Direction: Everything from the line containing "Write the matplotlib code for this chart." through the line containing "h = [v * 1e-3 for v in h_mm]" should be repeated exactly, and nothing else from the data.

Material supplied:
-----
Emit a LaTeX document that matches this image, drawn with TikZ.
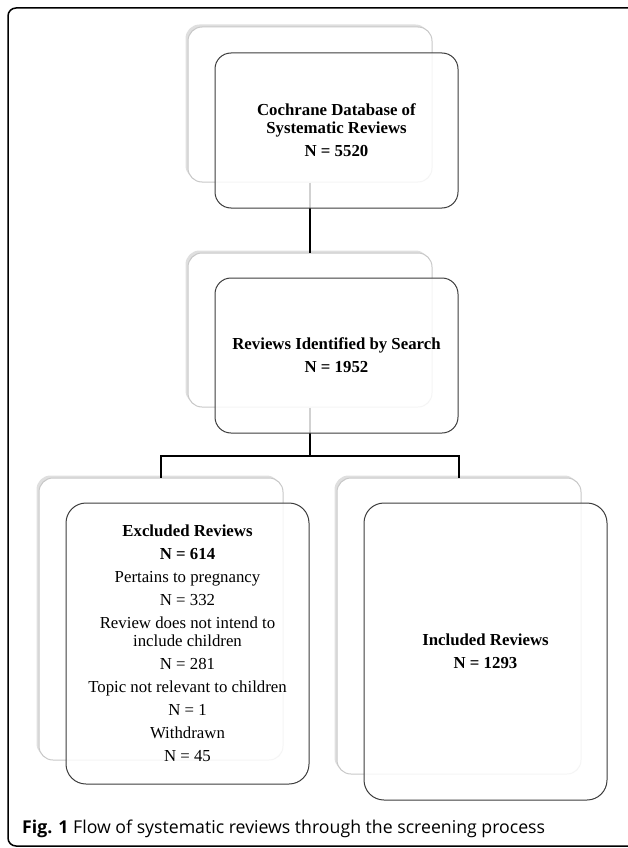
-----
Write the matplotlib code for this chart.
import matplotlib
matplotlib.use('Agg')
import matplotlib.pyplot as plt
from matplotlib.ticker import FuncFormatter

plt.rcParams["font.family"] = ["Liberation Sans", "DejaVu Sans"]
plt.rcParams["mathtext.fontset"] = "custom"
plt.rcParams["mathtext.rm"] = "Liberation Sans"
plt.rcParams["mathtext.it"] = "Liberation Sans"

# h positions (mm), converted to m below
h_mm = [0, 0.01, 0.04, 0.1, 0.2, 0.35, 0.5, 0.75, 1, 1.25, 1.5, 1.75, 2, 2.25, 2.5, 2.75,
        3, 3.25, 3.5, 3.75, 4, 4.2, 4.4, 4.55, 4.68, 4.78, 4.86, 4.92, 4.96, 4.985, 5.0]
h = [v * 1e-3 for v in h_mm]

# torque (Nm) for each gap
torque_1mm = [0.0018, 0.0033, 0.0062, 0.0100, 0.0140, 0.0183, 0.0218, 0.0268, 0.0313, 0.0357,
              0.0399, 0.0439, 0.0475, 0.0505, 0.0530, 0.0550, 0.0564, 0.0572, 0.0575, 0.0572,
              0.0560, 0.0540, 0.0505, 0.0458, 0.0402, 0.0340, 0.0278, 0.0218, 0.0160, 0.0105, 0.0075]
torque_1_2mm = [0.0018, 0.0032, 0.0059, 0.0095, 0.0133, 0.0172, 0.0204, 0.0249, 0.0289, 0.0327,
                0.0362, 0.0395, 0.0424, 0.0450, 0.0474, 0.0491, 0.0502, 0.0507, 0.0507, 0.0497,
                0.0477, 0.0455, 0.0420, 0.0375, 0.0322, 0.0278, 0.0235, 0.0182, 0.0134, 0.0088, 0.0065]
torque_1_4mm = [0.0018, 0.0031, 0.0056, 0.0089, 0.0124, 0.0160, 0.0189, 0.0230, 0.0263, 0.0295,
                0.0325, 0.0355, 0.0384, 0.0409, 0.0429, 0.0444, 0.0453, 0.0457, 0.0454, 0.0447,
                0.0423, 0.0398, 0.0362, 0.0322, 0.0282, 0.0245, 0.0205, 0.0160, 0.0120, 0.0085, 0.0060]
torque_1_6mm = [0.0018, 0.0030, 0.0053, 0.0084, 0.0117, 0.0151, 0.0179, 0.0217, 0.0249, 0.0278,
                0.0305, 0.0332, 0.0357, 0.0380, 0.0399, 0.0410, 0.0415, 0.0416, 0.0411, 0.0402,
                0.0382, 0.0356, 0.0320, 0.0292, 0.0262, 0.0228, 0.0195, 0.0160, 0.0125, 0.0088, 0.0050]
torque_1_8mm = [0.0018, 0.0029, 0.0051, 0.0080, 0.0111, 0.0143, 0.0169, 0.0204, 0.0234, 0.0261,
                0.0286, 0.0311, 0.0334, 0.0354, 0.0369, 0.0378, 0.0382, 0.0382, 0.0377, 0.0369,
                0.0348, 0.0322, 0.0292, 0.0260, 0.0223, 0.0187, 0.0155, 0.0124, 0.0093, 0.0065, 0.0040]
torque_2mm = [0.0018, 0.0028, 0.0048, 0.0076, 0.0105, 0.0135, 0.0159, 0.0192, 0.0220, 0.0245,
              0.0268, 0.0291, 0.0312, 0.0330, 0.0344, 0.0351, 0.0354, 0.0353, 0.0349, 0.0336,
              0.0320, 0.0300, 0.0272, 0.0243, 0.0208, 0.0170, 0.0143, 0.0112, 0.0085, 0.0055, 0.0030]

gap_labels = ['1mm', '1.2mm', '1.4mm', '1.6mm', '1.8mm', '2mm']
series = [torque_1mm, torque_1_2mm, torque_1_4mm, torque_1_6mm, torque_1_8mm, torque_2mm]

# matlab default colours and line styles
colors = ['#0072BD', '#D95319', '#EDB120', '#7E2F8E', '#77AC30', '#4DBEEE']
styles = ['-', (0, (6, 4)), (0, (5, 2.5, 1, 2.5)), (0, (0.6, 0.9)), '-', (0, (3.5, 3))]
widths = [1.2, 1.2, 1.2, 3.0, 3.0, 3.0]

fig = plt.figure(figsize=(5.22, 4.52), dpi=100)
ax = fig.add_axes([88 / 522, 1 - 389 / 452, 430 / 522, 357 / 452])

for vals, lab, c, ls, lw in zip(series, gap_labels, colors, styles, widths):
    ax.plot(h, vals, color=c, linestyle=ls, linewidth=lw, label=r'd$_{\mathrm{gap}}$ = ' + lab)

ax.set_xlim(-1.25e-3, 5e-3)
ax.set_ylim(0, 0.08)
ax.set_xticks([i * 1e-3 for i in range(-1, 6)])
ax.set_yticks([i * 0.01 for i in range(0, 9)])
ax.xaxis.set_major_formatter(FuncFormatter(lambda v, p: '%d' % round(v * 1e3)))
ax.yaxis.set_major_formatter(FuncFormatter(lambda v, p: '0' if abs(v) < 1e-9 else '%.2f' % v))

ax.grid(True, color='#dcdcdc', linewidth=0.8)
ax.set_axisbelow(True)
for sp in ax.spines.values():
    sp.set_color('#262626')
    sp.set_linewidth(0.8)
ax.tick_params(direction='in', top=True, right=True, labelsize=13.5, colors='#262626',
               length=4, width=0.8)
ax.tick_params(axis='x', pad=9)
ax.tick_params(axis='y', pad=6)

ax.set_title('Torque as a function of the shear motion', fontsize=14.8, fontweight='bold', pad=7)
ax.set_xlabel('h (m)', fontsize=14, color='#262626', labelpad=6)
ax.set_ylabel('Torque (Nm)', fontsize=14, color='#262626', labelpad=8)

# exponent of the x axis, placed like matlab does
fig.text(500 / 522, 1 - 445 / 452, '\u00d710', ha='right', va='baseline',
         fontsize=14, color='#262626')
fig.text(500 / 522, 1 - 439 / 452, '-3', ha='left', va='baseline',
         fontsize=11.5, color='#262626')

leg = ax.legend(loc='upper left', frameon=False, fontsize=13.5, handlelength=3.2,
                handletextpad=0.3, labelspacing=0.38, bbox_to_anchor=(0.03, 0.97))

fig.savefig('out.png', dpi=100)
-----
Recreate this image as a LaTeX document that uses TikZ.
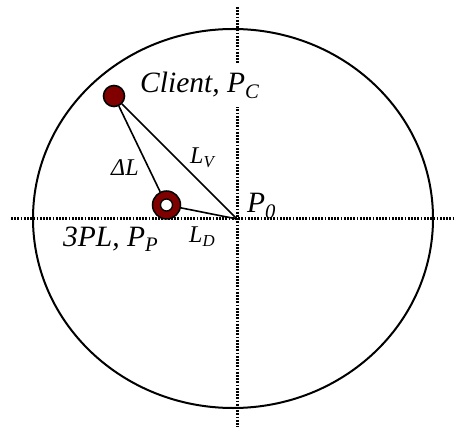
-----
Response to this task:
Write the matplotlib code for this chart.
import matplotlib
matplotlib.use('Agg')
import matplotlib.pyplot as plt
from matplotlib.ticker import FuncFormatter

plt.rcParams["font.family"] = ["Liberation Sans", "DejaVu Sans"]
plt.rcParams["mathtext.fontset"] = "custom"
plt.rcParams["mathtext.rm"] = "Liberation Sans"
plt.rcParams["mathtext.it"] = "Liberation Sans"

# h positions (mm), converted to m below
h_mm = [0, 0.01, 0.04, 0.1, 0.2, 0.35, 0.5, 0.75, 1, 1.25, 1.5, 1.75, 2, 2.25, 2.5, 2.75,
        3, 3.25, 3.5, 3.75, 4, 4.2, 4.4, 4.55, 4.68, 4.78, 4.86, 4.92, 4.96, 4.985, 5.0]
h = [v * 1e-3 for v in h_mm]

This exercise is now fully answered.